Can doctors predict who gets better without surgery?

Many of us in healthcare might like to think that with enough clinical experience, we develop a “clinical eye”, are fined ability to predict who will benefit from surgery and who won’t. It’s a comforting notion: after seeing hundreds of patients, surely we can distinguish those who are likely to recover with nonoperative treatment from those who truly “need” surgery?
We thought so too.
But because surprisingly little research has tested this assumption, we designed a study to investigate it.
In this multicenter observational study published in Clinical Orthopaedics and Related Research, Teemu Karjalainen and Tuomas Lähdeoja led a national team to follow patients with long-standing tennis elbow symptoms who had been referred to a surgeon due to dissatisfaction with nonoperative treatment.
What did we find?
- Most patients (over 90%) felt better at 1-2 years from start of the study without surgery, even after 10+months of symptoms before the enrolment
- Surgeons were not able to predict who would recover and who would not
- Interestingly, patients’ own predictions were slightly better than surgeons’, but only modestly so

The study challenges perhaps the most common justification for surgery in musculoskeletal disorders: that long-standing symptoms indicate a poor prognosis without surgery, or represent “failed” nonoperative treatment. Yet in our cohort, nearly all patients recovered without surgery, and most without any active treatment at all. These findings suggest that the assumption may reflect cognitive bias rather than clinical reality.
Interview with the study leads
Q: What sparked the idea for this study?
A: While discussing with colleagues, we kept encountering the same justification for surgery despite trials showing no benefits for surgery: 'Well, maybe we still need to operate those who have failed nonoperative treatment.' But we realized that this assumption hadn’t really been tested. With persistent symptoms, has non-surgical treatment truly failed and can we actually predict who won’t improve without surgery?
Q: Were you surprised by the findings?
A: Honestly, yes and no. We suspected the predictions wouldn’t be great, but the complete lack of association between surgeon prediction and actual recovery was sobering.
Q: What does this mean for clinical practice?
A: It’s a call for humility.
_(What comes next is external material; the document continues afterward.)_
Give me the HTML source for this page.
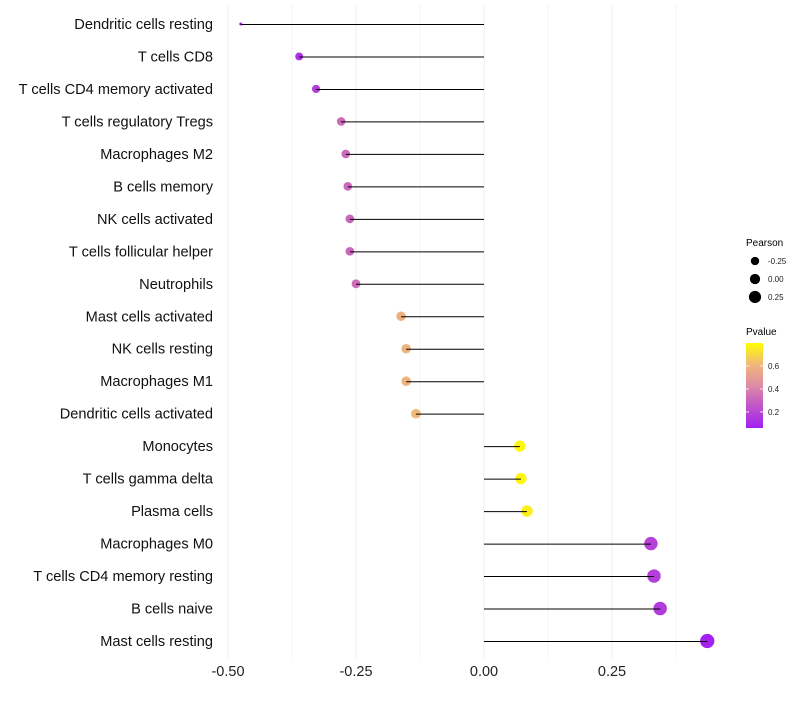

If we can’t predict who will improve, then maybe we shouldn’t be using our intuition to steer patients toward surgery, especially when evidence shows that most will get better on their own.
Q: What’s the next step?
A: We need to design trials that test whether any subgroup of patients with tennis elbow might benefit from surgery, e.g. those who don’t believe they could recover without surgery Until we can show that some patients benefit, we should be cautious about assuming that we can see the future and operate based on assumption that this patient is not going to recover.